Given problem → Without the images, write out all of the following entries exactly.

— BEGIN The records —

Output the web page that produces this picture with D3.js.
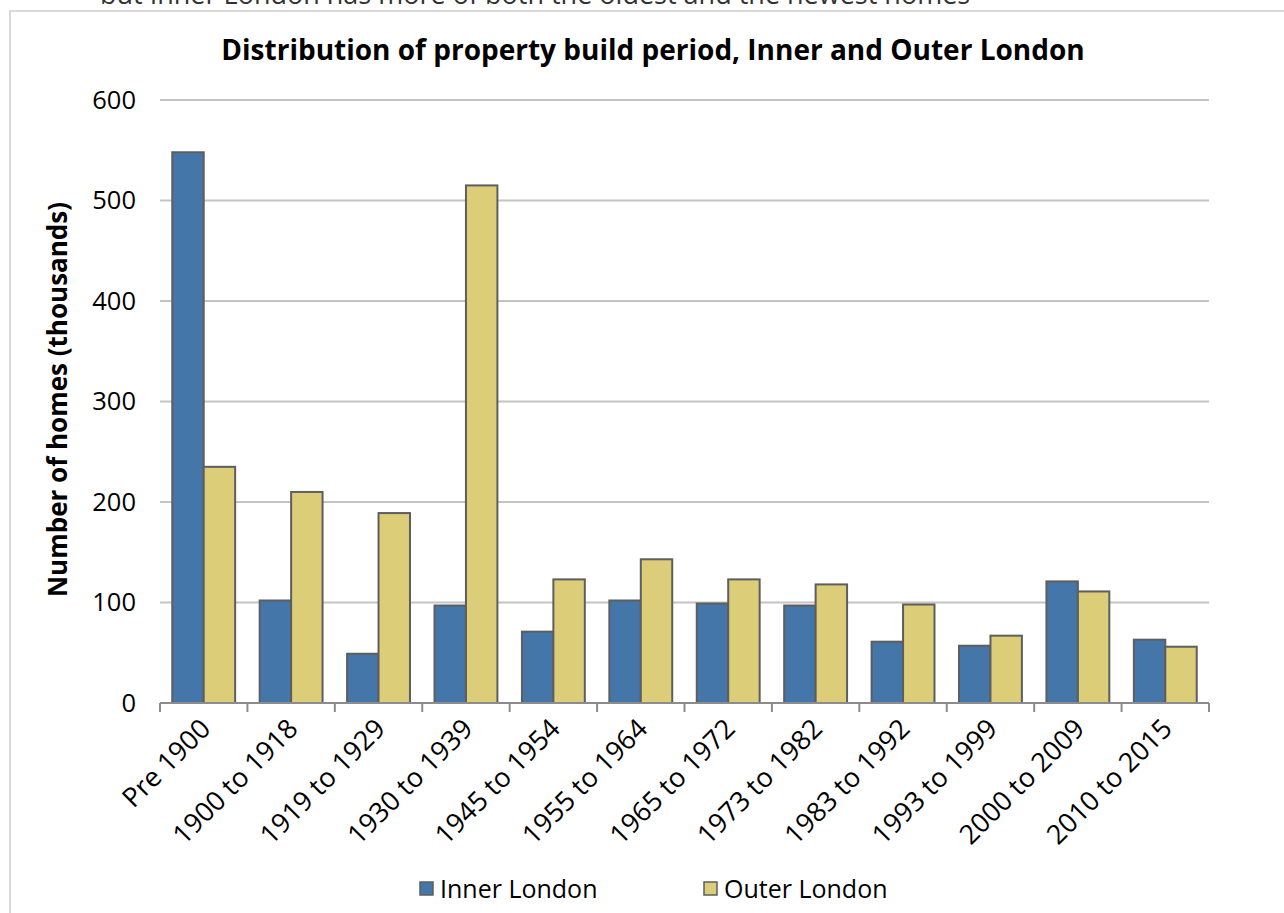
<!DOCTYPE html>
<html>
<head>
<meta charset="utf-8">
<script src="https://cdn.jsdelivr.net/npm/d3@7"></script>
<style>
  body { margin: 0; background: #fff; }
  svg { display: block; font-family: "Open Sans", "Noto Sans", sans-serif; }
</style>
</head>
<body>
<div id="chart"></div>
<script>
// chart data
var periods = ["Pre 1900", "1900 to 1918", "1919 to 1929", "1930 to 1939", "1945 to 1954",
  "1955 to 1964", "1965 to 1972", "1973 to 1982", "1983 to 1992", "1993 to 1999",
  "2000 to 2009", "2010 to 2015"];
var innerLondon = [548, 102, 49, 97, 71, 102, 99, 97, 61, 57, 121, 63];
var outerLondon = [235, 210, 189, 515, 123, 143, 123, 118, 98, 67, 111, 56];
var seriesNames = ["Inner London", "Outer London"];
var yTicks = [0, 100, 200, 300, 400, 500, 600];

var colors = ["#4576a9", "#dccd78"];

var svgWidth = 1284, svgHeight = 913;
var margin = {top: 100, right: 75, bottom: 210, left: 160};
var chartWidth = svgWidth - margin.left - margin.right;
var chartHeight = svgHeight - margin.top - margin.bottom;

var svg = d3.select("#chart").append("svg")
  .attr("width", svgWidth)
  .attr("height", svgHeight);

// caption cut off at top of the frame
svg.append("text")
  .attr("x", 100)
  .attr("y", 4)
  .attr("font-size", "27px")
  .attr("fill", "#333")
  .text("but Inner London has more of both the oldest and the newest homes");

// chart border
svg.append("rect")
  .attr("x", 10).attr("y", 11)
  .attr("width", 1300).attr("height", 950)
  .attr("fill", "#fff")
  .attr("stroke", "#d9d9d9")
  .attr("stroke-width", 2);

// title
svg.append("text")
  .attr("x", 653)
  .attr("y", 60)
  .attr("text-anchor", "middle")
  .attr("font-size", "28px")
  .attr("font-weight", "bold")
  .attr("fill", "#000")
  .text("Distribution of property build period, Inner and Outer London");

var chartGroup = svg.append("g")
  .attr("transform", `translate(${margin.left}, ${margin.top})`);

var xScale = d3.scaleBand()
  .domain(periods)
  .range([0, chartWidth]);

var xInner = d3.scaleBand()
  .domain(seriesNames)
  .range([0, xScale.bandwidth()])
  .paddingOuter(0.39);

var yScale = d3.scaleLinear()
  .domain([0, 600])
  .range([chartHeight, 0]);

// gridlines
chartGroup.append("g")
  .selectAll("line")
  .data(yTicks.filter(d => d > 0))
  .join("line")
  .attr("x1", 0).attr("x2", chartWidth)
  .attr("y1", d => yScale(d)).attr("y2", d => yScale(d))
  .attr("stroke", "#c4c4c4")
  .attr("stroke-width", 2);

// y labels
chartGroup.append("g")
  .selectAll("text")
  .data(yTicks)
  .join("text")
  .attr("x", -24)
  .attr("y", d => yScale(d))
  .attr("dy", "0.35em")
  .attr("text-anchor", "end")
  .attr("font-size", "25.5px")
  .attr("fill", "#000")
  .text(d => d);

// bars
var rows = periods.map((p, i) => ({period: p, values: [innerLondon[i], outerLondon[i]]}));

var groups = chartGroup.selectAll(".period")
  .data(rows)
  .join("g")
  .attr("class", "period")
  .attr("transform", d => `translate(${xScale(d.period)}, 0)`);

groups.selectAll("rect")
  .data(d => d.values.map((v, k) => ({name: seriesNames[k], value: v, k: k})))
  .join("rect")
  .attr("x", d => xInner(d.name))
  .attr("width", xInner.bandwidth())
  .attr("y", d => yScale(d.value))
  .attr("height", d => chartHeight - yScale(d.value))
  .attr("fill", d => colors[d.k])
  .attr("stroke", "#5e5e5e")
  .attr("stroke-width", 2);

// x axis line and boundary ticks
chartGroup.append("line")
  .attr("x1", 0).attr("x2", chartWidth)
  .attr("y1", chartHeight).attr("y2", chartHeight)
  .attr("stroke", "#8c8c8c")
  .attr("stroke-width", 2);

var bounds = periods.map(p => xScale(p)).concat([chartWidth]);
chartGroup.append("g")
  .selectAll("line")
  .data(bounds)
  .join("line")
  .attr("x1", d => d).attr("x2", d => d)
  .attr("y1", chartHeight).attr("y2", chartHeight + 9)
  .attr("stroke", "#8c8c8c")
  .attr("stroke-width", 2);

// x labels
chartGroup.append("g")
  .selectAll("text")
  .data(periods)
  .join("text")
  .attr("transform", d => `translate(${xScale(d) + xScale.bandwidth() / 2 - 5}, ${chartHeight + 14}) rotate(-45)`)
  .attr("text-anchor", "end")
  .attr("dy", "0.7em")
  .attr("font-size", "27px")
  .attr("fill", "#000")
  .text(d => d);

// y axis title
svg.append("text")
  .attr("transform", `translate(67, ${margin.top + chartHeight / 2 - 2}) rotate(-90)`)
  .attr("text-anchor", "middle")
  .attr("font-size", "26px")
  .attr("font-weight", "bold")
  .attr("fill", "#000")
  .text("Number of homes (thousands)");

// legend
var legendX = [420, 704];
var legend = svg.append("g")
  .selectAll("g")
  .data(seriesNames)
  .join("g")
  .attr("transform", (d, i) => `translate(${legendX[i]}, 882)`);

legend.append("rect")
  .attr("width", 13).attr("height", 13)
  .attr("fill", (d, i) => colors[i])
  .attr("stroke", "#5e5e5e")
  .attr("stroke-width", 1.5);

legend.append("text")
  .attr("x", 20)
  .attr("y", 7)
  .attr("dy", "0.35em")
  .attr("font-size", "25px")
  .attr("fill", "#000")
  .text(d => d);
</script>
</body>
</html>
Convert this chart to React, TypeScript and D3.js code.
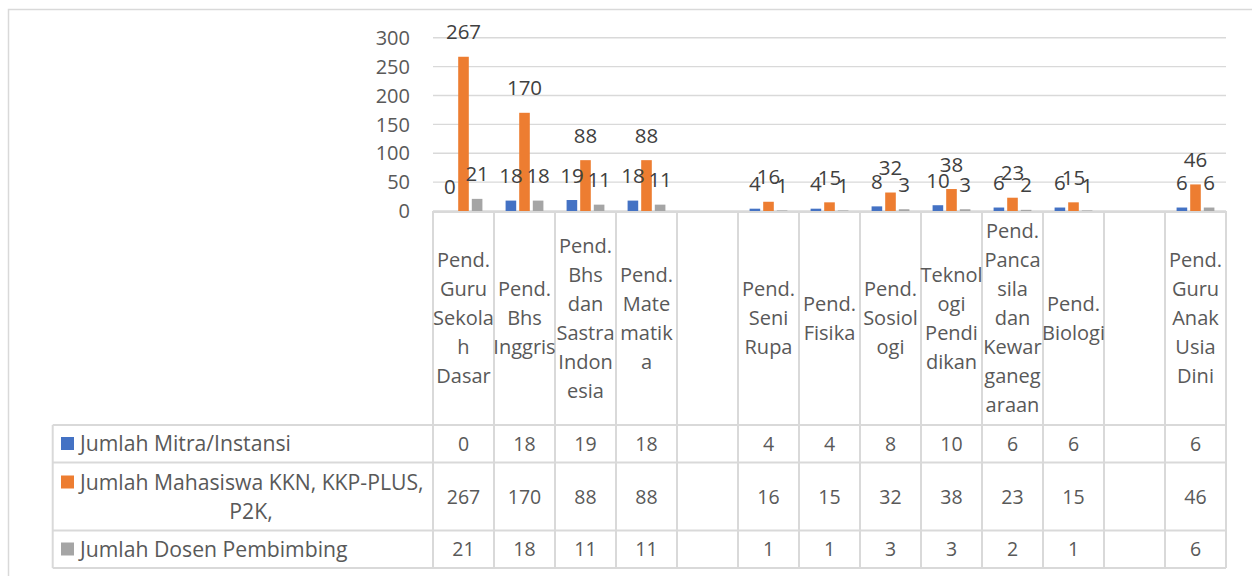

— END The records —

Completed exercise →
Output the web page that produces this picture with D3.js.
<!DOCTYPE html>
<html>
<head>
<meta charset="utf-8">
<script src="https://cdn.jsdelivr.net/npm/d3@7"></script>
<style>
  body { margin: 0; background: #fff; }
  svg { display: block; font-family: "Open Sans", "Noto Sans", sans-serif; }
</style>
</head>
<body>
<div id="chart"></div>
<script>
// chart data
var periods = ["Pre 1900", "1900 to 1918", "1919 to 1929", "1930 to 1939", "1945 to 1954",
  "1955 to 1964", "1965 to 1972", "1973 to 1982", "1983 to 1992", "1993 to 1999",
  "2000 to 2009", "2010 to 2015"];
var innerLondon = [548, 102, 49, 97, 71, 102, 99, 97, 61, 57, 121, 63];
var outerLondon = [235, 210, 189, 515, 123, 143, 123, 118, 98, 67, 111, 56];
var seriesNames = ["Inner London", "Outer London"];
var yTicks = [0, 100, 200, 300, 400, 500, 600];

var colors = ["#4576a9", "#dccd78"];

var svgWidth = 1284, svgHeight = 913;
var margin = {top: 100, right: 75, bottom: 210, left: 160};
var chartWidth = svgWidth - margin.left - margin.right;
var chartHeight = svgHeight - margin.top - margin.bottom;

var svg = d3.select("#chart").append("svg")
  .attr("width", svgWidth)
  .attr("height", svgHeight);

// caption cut off at top of the frame
svg.append("text")
  .attr("x", 100)
  .attr("y", 4)
  .attr("font-size", "27px")
  .attr("fill", "#333")
  .text("but Inner London has more of both the oldest and the newest homes");

// chart border
svg.append("rect")
  .attr("x", 10).attr("y", 11)
  .attr("width", 1300).attr("height", 950)
  .attr("fill", "#fff")
  .attr("stroke", "#d9d9d9")
  .attr("stroke-width", 2);

// title
svg.append("text")
  .attr("x", 653)
  .attr("y", 60)
  .attr("text-anchor", "middle")
  .attr("font-size", "28px")
  .attr("font-weight", "bold")
  .attr("fill", "#000")
  .text("Distribution of property build period, Inner and Outer London");

var chartGroup = svg.append("g")
  .attr("transform", `translate(${margin.left}, ${margin.top})`);

var xScale = d3.scaleBand()
  .domain(periods)
  .range([0, chartWidth]);

var xInner = d3.scaleBand()
  .domain(seriesNames)
  .range([0, xScale.bandwidth()])
  .paddingOuter(0.39);

var yScale = d3.scaleLinear()
  .domain([0, 600])
  .range([chartHeight, 0]);

// gridlines
chartGroup.append("g")
  .selectAll("line")
  .data(yTicks.filter(d => d > 0))
  .join("line")
  .attr("x1", 0).attr("x2", chartWidth)
  .attr("y1", d => yScale(d)).attr("y2", d => yScale(d))
  .attr("stroke", "#c4c4c4")
  .attr("stroke-width", 2);

// y labels
chartGroup.append("g")
  .selectAll("text")
  .data(yTicks)
  .join("text")
  .attr("x", -24)
  .attr("y", d => yScale(d))
  .attr("dy", "0.35em")
  .attr("text-anchor", "end")
  .attr("font-size", "25.5px")
  .attr("fill", "#000")
  .text(d => d);

// bars
var rows = periods.map((p, i) => ({period: p, values: [innerLondon[i], outerLondon[i]]}));

var groups = chartGroup.selectAll(".period")
  .data(rows)
  .join("g")
  .attr("class", "period")
  .attr("transform", d => `translate(${xScale(d.period)}, 0)`);

groups.selectAll("rect")
  .data(d => d.values.map((v, k) => ({name: seriesNames[k], value: v, k: k})))
  .join("rect")
  .attr("x", d => xInner(d.name))
  .attr("width", xInner.bandwidth())
  .attr("y", d => yScale(d.value))
  .attr("height", d => chartHeight - yScale(d.value))
  .attr("fill", d => colors[d.k])
  .attr("stroke", "#5e5e5e")
  .attr("stroke-width", 2);

// x axis line and boundary ticks
chartGroup.append("line")
  .attr("x1", 0).attr("x2", chartWidth)
  .attr("y1", chartHeight).attr("y2", chartHeight)
  .attr("stroke", "#8c8c8c")
  .attr("stroke-width", 2);

var bounds = periods.map(p => xScale(p)).concat([chartWidth]);
chartGroup.append("g")
  .selectAll("line")
  .data(bounds)
  .join("line")
  .attr("x1", d => d).attr("x2", d => d)
  .attr("y1", chartHeight).attr("y2", chartHeight + 9)
  .attr("stroke", "#8c8c8c")
  .attr("stroke-width", 2);

// x labels
chartGroup.append("g")
  .selectAll("text")
  .data(periods)
  .join("text")
  .attr("transform", d => `translate(${xScale(d) + xScale.bandwidth() / 2 - 5}, ${chartHeight + 14}) rotate(-45)`)
  .attr("text-anchor", "end")
  .attr("dy", "0.7em")
  .attr("font-size", "27px")
  .attr("fill", "#000")
  .text(d => d);

// y axis title
svg.append("text")
  .attr("transform", `translate(67, ${margin.top + chartHeight / 2 - 2}) rotate(-90)`)
  .attr("text-anchor", "middle")
  .attr("font-size", "26px")
  .attr("font-weight", "bold")
  .attr("fill", "#000")
  .text("Number of homes (thousands)");

// legend
var legendX = [420, 704];
var legend = svg.append("g")
  .selectAll("g")
  .data(seriesNames)
  .join("g")
  .attr("transform", (d, i) => `translate(${legendX[i]}, 882)`);

legend.append("rect")
  .attr("width", 13).attr("height", 13)
  .attr("fill", (d, i) => colors[i])
  .attr("stroke", "#5e5e5e")
  .attr("stroke-width", 1.5);

legend.append("text")
  .attr("x", 20)
  .attr("y", 7)
  .attr("dy", "0.35em")
  .attr("font-size", "25px")
  .attr("fill", "#000")
  .text(d => d);
</script>
</body>
</html>
Convert this chart to React, TypeScript and D3.js code.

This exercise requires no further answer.